Un mythe semble solidement ancré dans l'esprit de partisans de cette loi spéciale qui bâillonne le mouvement étudiant. Un mythe selon lequel les opposants à cette loi cautionnent la violence et l'intimidation contre des étudiants sages qui ne demandent qu'à rentrer en classe.
Selon ce raisonnement simpliste, il n'y aurait donc que deux postures possibles dans ce conflit: soit vous êtes pour la loi spéciale, soit vous êtes pour la violence et l'intimidation. Comme si on ne pouvait être à la fois contre l'une et l'autre. Comme si on ne pouvait raisonnablement être pour le retour en classe de tous les étudiants, quel que soit leur point de vue dans ce débat, dans les meilleures conditions qui soient.
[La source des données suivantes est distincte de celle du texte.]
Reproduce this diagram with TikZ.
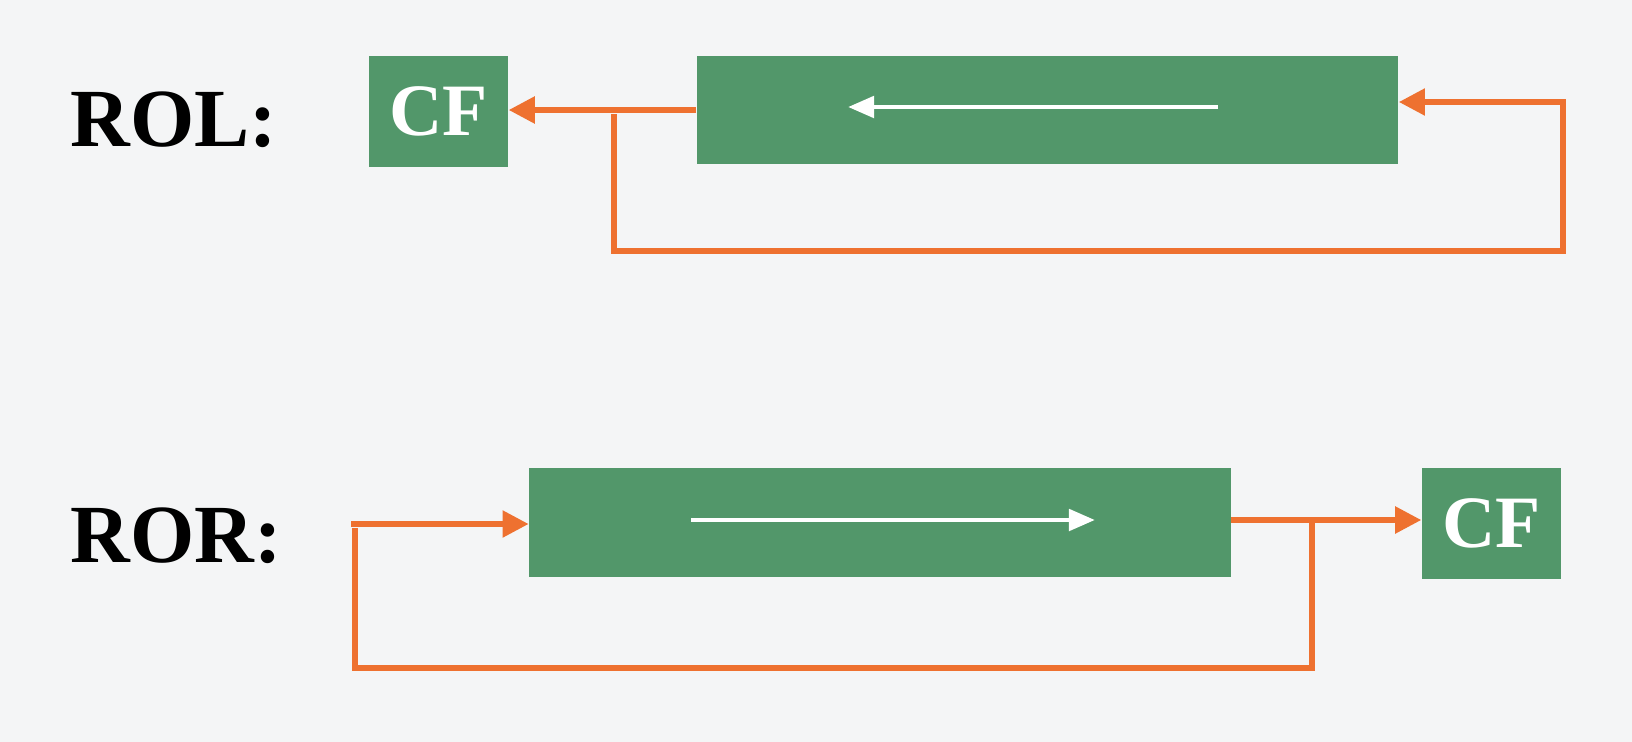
\documentclass[tikz,border=0pt]{standalone}
\usepackage{fontspec}
\setmainfont{Liberation Serif}
\usepackage{tikz}
\usepackage{xcolor}
\usetikzlibrary{arrows.meta}
\definecolor{boxgreen}{RGB}{82,151,106}
\definecolor{lineorange}{RGB}{238,113,48}
\definecolor{skybg}{RGB}{244,245,246}

\begin{document}
\begin{tikzpicture}[x=0.01cm, y=-0.01cm,
    bar/.style={fill=boxgreen, minimum width=7.01cm, minimum height=1.08cm, inner sep=0pt},
    cfbox/.style={fill=boxgreen, text=white, font=\fontsize{21}{25}\selectfont\bfseries, minimum width=1.39cm, minimum height=1.11cm, inner sep=0pt},
    lbl/.style={anchor=base west, inner sep=0pt, font=\fontsize{23.5}{28}\selectfont\bfseries},
    flow/.style={draw=lineorange, line width=1.5pt, -{Triangle[length=0.26cm,width=0.26cm]}},
    fback/.style={draw=lineorange, line width=1.5pt},
    dirarrow/.style={draw=white, line width=1.4pt, -{Triangle[length=0.26cm,width=0.21cm]}}]
                \fill[skybg] (0, 0) rectangle (1632, 742);
                \useasboundingbox (0, 0) rectangle (1632, 742);
                % rotate left
                \node[lbl] (rollbl) at (70, 146) {ROL:};
                \node[cfbox] (rolcf) at (438.5, 111.5) {CF};
                \node[bar] (rolbar) at (1047.5, 110) {};
                \coordinate (rolfrom) at (1218, 107);
                \coordinate (rolto) at (848, 107);
                \coordinate (roltap) at (614, 114);
                \coordinate (rolcorner) at (1563, 251);
                \coordinate (rolret) at (1563, 102);
                \draw[dirarrow] (rolfrom) -- (rolto);
                \draw[flow] (rolbar.west) -- (rolbar.west -| rolcf.east);
                \draw[flow] (roltap) |- (rolcorner) -- (rolret) -- (rolret -| rolbar.east);
                % rotate right
                \node[lbl] (rorlbl) at (70, 562) {ROR:};
                \node[bar] (rorbar) at (880, 522.5) {};
                \node[cfbox] (rorcf) at (1491.5, 523.5) {CF};
                \coordinate (rorfrom) at (691, 520);
                \coordinate (rorto) at (1095, 520);
                \coordinate (rorstart) at (351, 524);
                \coordinate (rortap) at (1312, 520);
                \coordinate (rorlow) at (355, 668);
                \coordinate (rorend) at (355, 528);
                \draw[dirarrow] (rorfrom) -- (rorto);
                \draw[flow] (rorstart) -- (rorstart -| rorbar.west);
                \draw[flow] (rorbar.east |- rortap) -- (rortap -| rorcf.west);
                \draw[fback] (rortap) |- (rorlow) -- (rorend);
            \end{tikzpicture}
\end{document}
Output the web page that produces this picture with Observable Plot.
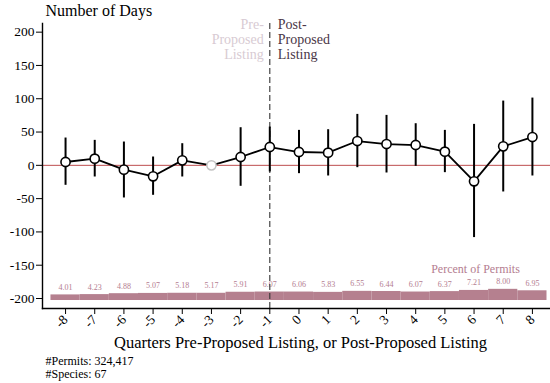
<!DOCTYPE html>
<html>
<head>
<meta charset="utf-8">
<script src="https://cdn.jsdelivr.net/npm/d3@7"></script>
<script src="https://cdn.jsdelivr.net/npm/@observablehq/plot@0.6"></script>
<style>
  html, body { margin: 0; padding: 0; background: #fff; font-family: "Liberation Serif", serif; }
</style>
</head>
<body>
<div id="chart"></div>
<script>
// Event-study estimates: days relative to the reference quarter (-3)
const quarters = [-8, -7, -6, -5, -4, -3, -2, -1, 0, 1, 2, 3, 4, 5, 6, 7, 8];
const estimate = [5, 10, -6.5, -16.5, 7.5, 0, 12.5, 27.5, 20, 19, 36.5, 32, 30.5, 20.5, -24, 28.5, 42.5];
const ciLow    = [-30, -17.5, -49, -45, -17.5, null, -31.5, -10, -12.5, -16, -3.5, -11.5, -1.5, -11, -108.5, -40, -16];
const ciHigh   = [41, 37.5, 35, 12.5, 32.5, null, 56.5, 57.5, 52.5, 53.5, 76.5, 75, 62.5, 52.5, 61.5, 96.5, 101];
const percentPermits = [4.01, 4.23, 4.88, 5.07, 5.18, 5.17, 5.91, 6.07, 6.06, 5.83, 6.55, 6.44, 6.07, 6.37, 7.21, 8.00, 6.95];
const yTicks = [-200, -150, -100, -50, 0, 50, 100, 150, 200];
const referenceQuarter = -3;
const listingQuarter = -1;
const permitCount = "324,417";
const speciesCount = "67";

const rows = quarters.map((q, i) => ({
  q, est: estimate[i], lo: ciLow[i], hi: ciHigh[i], pct: percentPermits[i]
}));

// Percent-of-permits strip sits along the bottom of the panel
const barBase = -203;
const barScale = 2.1;
const barTop = d => barBase + d.pct * barScale;

const mauve = "#b5808f";
const serif = "Liberation Serif";

const chart = Plot.plot({
  width: 550,
  height: 383,
  marginTop: 23,
  marginBottom: 75,
  marginLeft: 42,
  marginRight: 0,
  style: { fontFamily: serif, fontSize: "13px" },
  x: { domain: [-8.79, 8.62], ticks: quarters },
  y: { domain: [-215, 213] },
  marks: [
    // permit share strip
    Plot.rect(rows, {
      x1: d => d.q - 0.5, x2: d => d.q + 0.5,
      y1: barBase, y2: barTop, fill: mauve
    }),
    Plot.text(rows, {
      x: "q", y: barTop, text: d => d.pct.toFixed(2),
      lineAnchor: "bottom", dy: -5, fontSize: 8, fill: "#b47d90"
    }),
    Plot.text(["Percent of Permits"], {
      x: 6.05, y: barBase + 8 * barScale, lineAnchor: "bottom", dy: -16,
      fontSize: 12, fill: "#b47d90"
    }),
    // zero reference
    Plot.ruleY([0], { stroke: "#bd4d4f", strokeWidth: 1 }),
    // proposed listing marker
    Plot.ruleX([listingQuarter], { stroke: "#333", strokeWidth: 1.1, strokeDasharray: "6,3" }),
    Plot.text(["Pre-\nProposed\nListing"], {
      x: listingQuarter, y: 190, textAnchor: "end", dx: -6,
      lineAnchor: "middle", lineHeight: 1.08, fontSize: 14, fill: "#d8cbd3"
    }),
    Plot.text(["Post-\nProposed\nListing"], {
      x: listingQuarter, y: 190, textAnchor: "start", dx: 8,
      lineAnchor: "middle", lineHeight: 1.08, fontSize: 14, fill: "#4a3646"
    }),
    // confidence intervals
    Plot.ruleX(rows.filter(d => d.lo != null), {
      x: "q", y1: "lo", y2: "hi", stroke: "#000", strokeWidth: 2
    }),
    Plot.line(rows, { x: "q", y: "est", stroke: "#000", strokeWidth: 1.8 }),
    Plot.dot(rows.filter(d => d.q !== referenceQuarter), {
      x: "q", y: "est", r: 4.6, fill: "#fff", stroke: "#000", strokeWidth: 1.6
    }),
    Plot.dot(rows.filter(d => d.q === referenceQuarter), {
      x: "q", y: "est", r: 4.6, fill: "#fff", stroke: "#c4c4c4", strokeWidth: 1.6
    }),
    // axes
    Plot.axisY({
      ticks: yTicks, tickSize: 6, tickPadding: 2, label: null,
      fontSize: 13.5, tickFormat: d => String(d)
    }),
    Plot.axisX({
      ticks: quarters, tickSize: 6, tickPadding: 3, tickRotate: -45,
      label: null, fontSize: 13.5, tickFormat: d => String(d)
    }),
    Plot.frame({ anchor: "left", strokeWidth: 1.4 }),
    Plot.frame({ anchor: "bottom", strokeWidth: 1.4 }),
    // titles and notes
    Plot.text(["Number of Days"], {
      frameAnchor: "top-left", textAnchor: "start", lineAnchor: "bottom",
      dx: 3, dy: -8, fontSize: 16, fill: "#000"
    }),
    Plot.text(["Quarters Pre-Proposed Listing, or Post-Proposed Listing"], {
      frameAnchor: "bottom", lineAnchor: "bottom", dx: 4, dy: 39,
      fontSize: 16.5, fill: "#000"
    }),
    Plot.text([`#Permits: ${permitCount}\n#Species: ${speciesCount}`], {
      frameAnchor: "bottom-left", textAnchor: "start", lineAnchor: "top",
      dx: 3, dy: 48, lineHeight: 1.05, fontSize: 12, fill: "#000"
    })
  ]
});

document.getElementById("chart").appendChild(chart);
</script>
</body>
</html>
Voilà des semaines que des voix s'élèvent pour dire qu'il n'appartient pas aux tribunaux et à la police de régler un conflit politique qui s'enlise. Voilà des semaines que, par entêtement ou simple calcul politique, le gouvernement Charest ignore ces voix de la raison. Quatorze semaines plus tard, il est pour le moins ironique de voir ce même gouvernement se poser aussi brutalement en grand défenseur de la loi et l'ordre pour désamorcer une crise qu'il a lui-même nourrie. Il est ironique de l'entendre parler de «liberté» alors qu'il adopte une loi aux relents duplessistes qui brime la liberté d'expression et d'association. Et il est pour le moins paradoxal de l'entendre en appeler à l'urgence d'une paix sociale alors qu'il signe ce que les leaders étudiants ont qualifié de «déclaration de guerre».
«Déclaration de guerre» aux étudiants. L'expression est sans doute outrancière. Mais on conviendra que le refus d'en arriver à une solution négociée, réclamée à l'unisson par des carrés rouges, verts et blancs, n'est pas tout à fait un calumet de la paix. Une loi qui restreint de façon importante le droit d'association et d'expression et qui donne des pouvoirs accrus aux policiers, non plus.
Avec cette loi spéciale, toute personne qui organise une manifestation de 50 personnes ou plus pourra difficilement le faire sans être inquiétée par la police. Il faudra en donner tous les détails par écrit au moins huit heures à l'avance, le lieu, le parcours, la durée... Les policiers pourront ordonner un changement de lieu s'ils estiment qu'il y a des «risques graves pour la sécurité publique». C'est tout juste si on ne demande pas aux manifestants de fournir la liste de leurs slogans avant de prendre la rue.
Des amendes très salées allant jusqu'à 125 000$ attendent les dissidents et les associations étudiantes qui pourront être tenues responsables d'actes de casseurs qu'elles ne cautionnent pas. On pourra leur couper les vivres, c'est-à-dire mettre fin aux cotisations étudiantes qui constituent leur oxygène. «Est-ce que je peux contrôler tous mes membres? La réponse honnête est non», a dit hier la présidente de la FEUQ, Martine Desjardins, visiblement indignée.
On pourrait se croire dans une mauvaise pièce de théâtre improvisée. Mais le gouvernement semble savoir parfaitement ce qu'il fait. Il sait très bien dans quel sens le vent souffle. Les résultats du sondage CROP, publiés dans nos pages aujourd'hui, nous disent que 60% des Québécois croient l'attitude du gouvernement justifiée. Soixante-cinq pour cent croient que celle des étudiants ne l'est pas. Les deux tiers s'y disent en faveur de cette loi spéciale.
«En politique, ce qui est cru devient plus important que ce qui est vrai», a dit Talleyrand. Qu'importe si le gouvernement a géré ce conflit de façon lamentable en le laissant pourrir. Qu'importe si cette loi matraque rentable sur le plan politique est foncièrement injuste. Ce n'est pas ce qui a été retenu. Ainsi accepte-t-on une dérive autoritaire au nom de la liberté. Triste ironie.